STMicroelectronics' Imaging Division, which has been using an HLS methodology since 2007, has developed an ingenious parameterised template/library system that helps the group reuse common functions described in C++. The major benefit of the HLS flow with templates is that it reduces development time and cost with no compromise in results and design quality (see Table 1). Using the flow, the team created the design 3X faster than hand-coding, and a single designer can perform verification, typically eliminating the need for a separate verifier resource.

Table 1: The benefits of the HLS flow

In the case of Bosch Visiontec, the team used an initial Matlab model to write synthesisable C++ based on its automotive vision SoC specification. It then created parameterised functions across multiple designs. Each of the algorithms evolved during the development stage. By using Catapult HLS, the team simply changed constraints in the tool and re-ran the design flow to examine the results. This allowed them to validate the algorithms and see the effects on area and performance. The team also could explore micro-architecture changes without changing the C++ code. In addition, the team modified the clock frequency and synthesised the C++ code using Catapult without a change in the directives to meet the post-synthesis timing specification.

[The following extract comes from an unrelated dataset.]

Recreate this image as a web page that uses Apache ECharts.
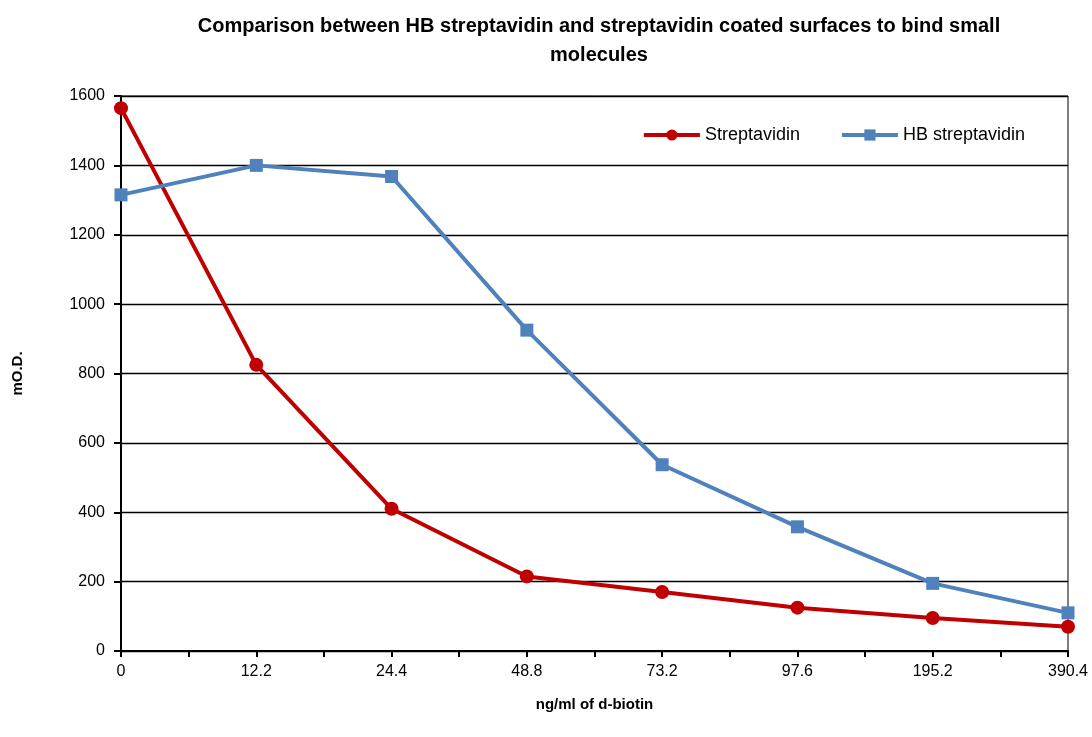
<!DOCTYPE html>
<html>
<head>
<meta charset="utf-8">
<script src="https://cdn.jsdelivr.net/npm/echarts@6/dist/echarts.min.js"></script>
<style>
html,body{margin:0;padding:0;background:#fff;}
#main{width:1092px;height:737px;}
</style>
</head>
<body>
<div id="main"></div>
<script>
// d-biotin doses (ng/ml), plotted evenly spaced
var doses = ['0', '12.2', '24.4', '48.8', '73.2', '97.6', '195.2', '390.4'];
var streptavidin = [1565, 825, 410, 215, 170, 125, 95, 70];
var hbStreptavidin = [1315, 1400, 1368, 925, 537, 358, 195, 110];

function pairs(vals) {
	var out = [];
	for (var i = 0; i < vals.length; i++) {
		out.push([i, vals[i]]);
	}
	return out;
}

var font = 'Liberation Sans';
var myChart = echarts.init(document.getElementById('main'));
var option = {
	animation: false,
	title: {
		text: 'Comparison between HB streptavidin and streptavidin coated surfaces to bind small\nmolecules',
		left: 594,
		textAlign: 'center',
		top: 7,
		textStyle: { fontFamily: font, fontSize: 20, fontWeight: 'bold', color: '#000', lineHeight: 29 }
	},
	legend: {
		top: 121,
		right: 62,
		itemGap: 40,
		itemWidth: 56,
		itemHeight: 14,
		lineStyle: { width: 4 },
		textStyle: { fontFamily: font, fontSize: 18, color: '#000' },
		data: ['Streptavidin', 'HB streptavidin']
	},
	grid: {
		left: 121, right: 24, top: 96, bottom: 86,
		show: true, borderColor: '#000', borderWidth: 1
	},
	xAxis: {
		type: 'value',
		min: 0, max: 7, interval: 1,
		name: 'ng/ml of d-biotin',
		nameLocation: 'middle',
		nameGap: 46,
		nameTextStyle: { fontFamily: font, fontSize: 15, fontWeight: 'bold', color: '#000' },
		axisLine: { lineStyle: { color: '#000', width: 2 } },
		axisTick: { show: true, length: 6, lineStyle: { color: '#000', width: 2 } },
		minorTick: { show: true, splitNumber: 2, length: 6, lineStyle: { color: '#000', width: 2 } },
		splitLine: { show: false },
		axisLabel: {
			fontFamily: font, fontSize: 16, color: '#000', margin: 13,
			formatter: function (v) { return doses[v]; }
		}
	},
	yAxis: {
		type: 'value',
		min: 0, max: 1600, interval: 200,
		name: 'mO.D.',
		nameLocation: 'middle',
		nameGap: 96,
		nameRotate: 90,
		nameTextStyle: { fontFamily: font, fontSize: 15, fontWeight: 'bold', color: '#000' },
		axisLine: { show: true, lineStyle: { color: '#000', width: 2 } },
		axisTick: { show: true, length: 7, lineStyle: { color: '#000', width: 2 } },
		splitLine: { show: true, lineStyle: { color: '#000', width: 1.3 } },
		axisLabel: {
			fontFamily: font, fontSize: 16, color: '#000', margin: 16,
			formatter: function (v) { return String(v); }
		}
	},
	series: [
		{
			name: 'Streptavidin',
			type: 'line',
			data: pairs(streptavidin),
			symbol: 'circle',
			symbolSize: 14,
			lineStyle: { color: '#C00000', width: 4 },
			itemStyle: { color: '#C00000' }
		},
		{
			name: 'HB streptavidin',
			type: 'line',
			data: pairs(hbStreptavidin),
			symbol: 'rect',
			symbolSize: 13,
			lineStyle: { color: '#4F81BD', width: 4 },
			itemStyle: { color: '#4F81BD' }
		}
	]
};
myChart.setOption(option);
</script>
</body>
</html>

This allowed them to converge on the right architecture for their design.

Then to catch bugs prior to synthesis, the team employed Catapult Property Checking (CPC), which cut weeks off verification debugging time, as CPC identifies and formally proves hard to find issues like uninitialized memory reads and divide-by-zero violations. The team then used the SCVerify flow within the Catapult HLS Platform to automatically generate the infrastructure for verifying the functionality of the Catapult-generated RTL against the source code, and they reused the original C++ testbench. This eliminated further verification cycles that would have been required if they had started with the older, traditional RTL-coding approach.